YOUR SOLIN GENERATED RECIPE
Jackfruit Adobo Tacos with Avocado Crema
Pan-seared shredded seitan and jackfruit simmered in a smoky adobo sauce, served in warm corn tortillas with a velvety avocado-lime crema.
INGREDIENTS
1 cup shredded seitan
0.5 cup canned young green jackfruit
2 tbsp adobo sauce
0.25 cup diced yellow onion
1 clove minced garlic
0.5 tsp ground cumin
0.5 tsp smoked paprika
2 small corn tortillas
0.25 whole avocado
1 tbsp lime juice
1 tbsp chopped cilantro
0.25 tsp sea salt
0.25 tsp black pepper
2 tbsp water
PREPARATION
Drain the jackfruit and rinse thoroughly. Use your hands or a fork to shred the jackfruit pieces into a meat-like consistency, removing any hard core bits.

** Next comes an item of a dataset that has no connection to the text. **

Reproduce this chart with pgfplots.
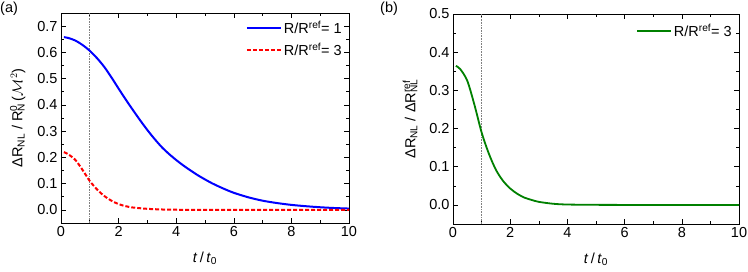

In a non-stick skillet over medium heat, add the diced onion and cook for 3-4 minutes until translucent. Stir in the minced garlic and cook for another 30 seconds.
Add the shredded seitan and shredded jackfruit to the skillet. Season with cumin, smoked paprika, sea salt, and black pepper. Sauté for 5 minutes until the edges of the seitan begin to crisp.
Stir in the adobo sauce and 1 tablespoon of water. Reduce heat to low and simmer for 5-7 minutes, allowing the flavors to meld and the sauce to thicken.
While the filling simmers, prepare the crema by mashing the avocado with lime juice and 1 tablespoon of water until completely smooth and pourable.
Warm the corn tortillas in a dry skillet or over an open flame for 30 seconds per side until pliable.
Assemble the tacos by spooning the seitan and jackfruit mixture into the tortillas. Top with the avocado crema and fresh cilantro.